Jerry Earnest, EVP of the specialty lending group at GMAC Commercial Mortgage, set the tone for the optimistic outlook expressed by the entire panel when he said that his group loaned $850 million on hotel properties in 2004 and expects to increase that by 25% to 30% this year. Panel moderator Robert B. Stiles, managing director and principal at Sonnenblick-Goldman Co., commented that most lenders are looking to increase their investment in hotel properties by 20% to 30% this year, based upon the improvement in the lodging sector and the forecasts for continued growth. Based upon those forecasts, the panel members all said they are optimistic about the hotel industry and the prospect of increased lending, but they also pointed to the intense competition for deals because of the huge amount of available capital. Despite the intense competition for deals, US lenders have access to considerably more market data on which to base lending decisions, noted panelist Mark H. Lanspa, managing director at, GE Real Estate. He contrasted the US market with Asia and Europe, where, he said, less market data is available.

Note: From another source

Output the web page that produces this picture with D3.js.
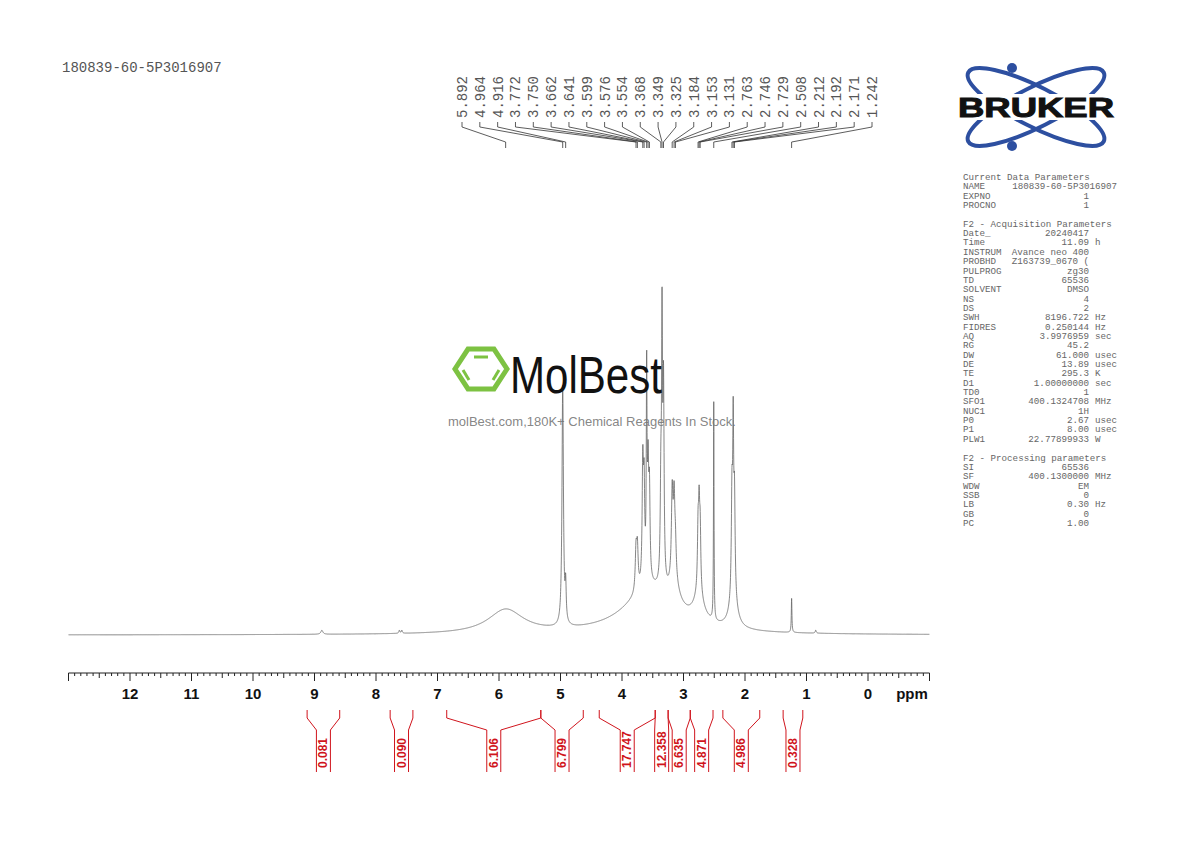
<!DOCTYPE html>
<meta charset="utf-8">
<html>
<head>
<script src="https://cdn.jsdelivr.net/npm/d3@7"></script>
<style>
  body { margin: 0; background: #fff; }
  svg { display: block; }
  .mono { font-family: "Liberation Mono", "DejaVu Sans Mono", monospace; fill: #555; }
  .tick { font-family: "Liberation Sans", Arial, sans-serif; font-weight: bold; font-size: 15px; fill: #111; }
  .integ { font-family: "Liberation Sans", Arial, sans-serif; font-weight: bold; font-size: 12px; fill: #d0141c; }
</style>
</head>
<body>
<svg width="1190" height="842"></svg>
<script>
// peak list: position (ppm), height above baseline (px), half width (ppm)
const peakPpm    = [8.88, 7.62, 7.58, 5.89, 4.964, 4.916, 3.55, 3.772, 3.750, 3.662, 3.641, 3.599, 3.576, 3.554, 3.368, 3.349, 3.325, 3.184, 3.153, 3.131, 3.15, 2.763, 2.746, 2.729, 2.75, 2.508, 2.212, 2.192, 2.171, 2.19, 1.242, 0.85];
const peakHeight = [4,    3,    3,    24,   240,   35,    45,   40,    40,    115,   90,    200,   105,   85,    90,    245,   190,   85,    75,    30,    22,   60,    70,    60,    25,   218,   100,   152,   95,    30,   34,    3];
const peakWidth  = [0.02, 0.01, 0.01, 0.35, 0.014, 0.01,  0.5,  0.015, 0.015, 0.012, 0.012, 0.007, 0.012, 0.012, 0.012, 0.009, 0.011, 0.015, 0.015, 0.015, 0.1,  0.012, 0.011, 0.012, 0.1,  0.005, 0.012, 0.009, 0.012, 0.07, 0.006, 0.01];

const peakLabels = ["5.892","4.964","4.916","3.772","3.750","3.662","3.641","3.599","3.576","3.554","3.368","3.349","3.325","3.184","3.153","3.131","2.763","2.746","2.729","2.508","2.212","2.192","2.171","1.242"];

const integFrom  = [9.12, 7.77, 6.85, 5.32, 4.37, 3.46, 3.25, 2.89, 2.36, 1.38];
const integTo    = [8.59, 7.40, 5.32, 4.63, 3.46, 3.25, 2.89, 2.52, 1.76, 1.06];
const integValue = ["0.081","0.090","6.106","6.799","17.747","12.358","6.635","4.871","4.986","0.328"];

const params = [
 ["Current Data Parameters",""],["NAME","180839-60-5P3016907"],["EXPNO","1"],["PROCNO","1"],["",""],
 ["F2 - Acquisition Parameters",""],["Date_","20240417"],["Time","11.09 h"],["INSTRUM","Avance neo 400"],
 ["PROBHD","Z163739_0670 ("],["PULPROG","zg30"],["TD","65536"],["SOLVENT","DMSO"],["NS","4"],["DS","2"],
 ["SWH","8196.722 Hz"],["FIDRES","0.250144 Hz"],["AQ","3.9976959 sec"],["RG","45.2"],["DW","61.000 usec"],
 ["DE","13.89 usec"],["TE","295.3 K"],["D1","1.00000000 sec"],["TD0","1"],["SFO1","400.1324708 MHz"],
 ["NUC1","1H"],["P0","2.67 usec"],["P1","8.00 usec"],["PLW1","22.77899933 W"],["",""],
 ["F2 - Processing parameters",""],["SI","65536"],["SF","400.1300000 MHz"],["WDW","EM"],["SSB","0"],
 ["LB","0.30 Hz"],["GB","0"],["PC","1.00"]
];

const svg = d3.select("svg");
const x = d3.scaleLinear().domain([12, 0]).range([130, 868]);
const y = d3.scaleLinear().domain([0, 350]).range([635, 285]);

// spectrum
const pts = d3.range(13.0, -1.0, -0.002).map(p => {
  let v = 0;
  peakPpm.forEach((c, i) => {
    const d = (p - c) / peakWidth[i];
    v += peakHeight[i] / (1 + d * d);
  });
  return [p, v];
});
svg.append("path").datum(pts)
  .attr("d", d3.line().x(d => x(d[0])).y(d => y(d[1])))
  .attr("fill", "none").attr("stroke", "#666").attr("stroke-width", 0.8);

// axis
const axis = svg.append("g").attr("transform", "translate(0,673)");
axis.append("line").attr("x1", x(13)).attr("x2", x(-1)).attr("stroke", "#222").attr("stroke-width", 1.2);
d3.range(130, -11, -1).forEach(t => {
  const v = t / 10;
  axis.append("line").attr("x1", x(v)).attr("x2", x(v)).attr("y1", 0)
    .attr("y2", t % 10 === 0 ? 8 : (t % 5 === 0 ? 5 : 3)).attr("stroke", "#222");
});
axis.selectAll(".tick").data(d3.range(12, -1, -1)).join("text").attr("class", "tick")
  .attr("x", d => x(d)).attr("y", 26).attr("text-anchor", "middle").text(d => d);
axis.append("text").attr("class", "tick").attr("x", 912).attr("y", 26).attr("text-anchor", "middle").text("ppm");

// peak labels
const n = peakLabels.length;
const lx = d3.scaleLinear().domain([0, n - 1]).range([462, 872]);
peakLabels.forEach((lab, i) => {
  const tx = lx(i);
  svg.append("text").attr("class", "mono").attr("font-size", 14)
    .attr("transform", `translate(${tx + 5},118) rotate(-90)`).text(lab);
  const px = x(+lab);
  svg.append("path").attr("fill", "none").attr("stroke", "#333").attr("stroke-width", 0.8)
    .attr("d", `M${tx},122 L${tx},127 L${px},142 L${px},148`);
});

// integrals
integValue.forEach((v, i) => {
  const a = x(integFrom[i]), b = x(integTo[i]), m = (a + b) / 2;
  const half = 7;
  svg.append("path").attr("fill", "none").attr("stroke", "#d0141c").attr("stroke-width", 1)
    .attr("d", `M${a},710 L${a},718 L${m - half},730 L${m - half},772 M${b},710 L${b},718 L${m + half},730 L${m + half},772`);
  svg.append("text").attr("class", "integ")
    .attr("transform", `translate(${m + 4},768) rotate(-90)`).text(v);
});

// title
svg.append("text").attr("class", "mono").attr("font-size", 14).attr("x", 62).attr("y", 72).text("180839-60-5P3016907");

// parameters
const pg = svg.append("g").attr("class", "mono").attr("font-size", 9.2).style("fill", "#666");
params.forEach((r, i) => {
  const yy = 180 + i * 9.35;
  pg.append("text").attr("x", 963).attr("y", yy).text(r[0]);
  const parts = r[1].match(/^(.*?)( (Hz|sec|usec|K|MHz|W|h))?$/);
  const right = r[0] === "NAME" ? 1117 : 1089;
  pg.append("text").attr("x", right).attr("y", yy).attr("text-anchor", "end").text(parts[1]);
  if (parts[3]) pg.append("text").attr("x", 1095).attr("y", yy).text(parts[3]);
});

// Bruker logo
const lg = svg.append("g").attr("transform", "translate(1036,107)");
[-27, 27].forEach(r => lg.append("ellipse").attr("rx", 76).attr("ry", 20).attr("transform", `rotate(${r})`)
  .attr("fill", "none").attr("stroke", "#2d4fa0").attr("stroke-width", 4));
[[-24, -39], [-24, 39]].forEach(c => lg.append("circle").attr("cx", c[0]).attr("cy", c[1]).attr("r", 5).attr("fill", "#2d4fa0"));
lg.append("rect").attr("x", -80).attr("y", -13).attr("width", 160).attr("height", 26).attr("fill", "#fff");
lg.append("text").attr("x", -78).attr("y", 10).attr("font-family", "Liberation Sans, Arial")
  .attr("font-weight", "900").attr("font-size", 27).attr("textLength", 156).attr("lengthAdjust", "spacingAndGlyphs")
  .attr("fill", "#111").attr("stroke", "#111").attr("stroke-width", 1).text("BRUKER");

// MolBest watermark
const wm = svg.append("g");
const hex = d3.range(6).map(k => [481 + 26 * Math.cos(k * Math.PI / 3), 369 + 23 * Math.sin(k * Math.PI / 3)]);
wm.append("polygon").attr("points", hex.join(" ")).attr("fill", "none").attr("stroke", "#7dc242").attr("stroke-width", 5);
wm.append("line").attr("x1", 474).attr("x2", 488).attr("y1", 357).attr("y2", 357).attr("stroke", "#7dc242").attr("stroke-width", 3);
wm.append("line").attr("x1", 463).attr("x2", 469).attr("y1", 370).attr("y2", 380).attr("stroke", "#7dc242").attr("stroke-width", 3);
wm.append("line").attr("x1", 499).attr("x2", 493).attr("y1", 370).attr("y2", 380).attr("stroke", "#7dc242").attr("stroke-width", 3);
wm.append("text").attr("x", 510).attr("y", 393).attr("font-family", "Liberation Sans Narrow, Liberation Sans, Arial")
  .attr("font-size", 52).attr("textLength", 152).attr("lengthAdjust", "spacingAndGlyphs").attr("fill", "#111").text("MolBest");
wm.append("text").attr("x", 448).attr("y", 426).attr("font-family", "Liberation Sans, Arial").attr("font-size", 13)
  .attr("fill", "#777").attr("fill-opacity", 0.9).text("molBest.com,180K+ Chemical Reagents In Stock.");
</script>
</body>
</html>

While specific market data is a factor in lending decisions, according to Earnest, the track record of the hotel operator and the quality of the asset itself are the biggest drivers of lending decisions. "We'll go into some challenging markets if the operator is good," he said.
Tuesday's session on lending was one of a host of discussions and presentations on finance and virtually every other facet of the hotel industry at ALIS, which continues through Thursday. The annual event is hosted by the American Hotel & Lodging Association and Burba Hotel Network.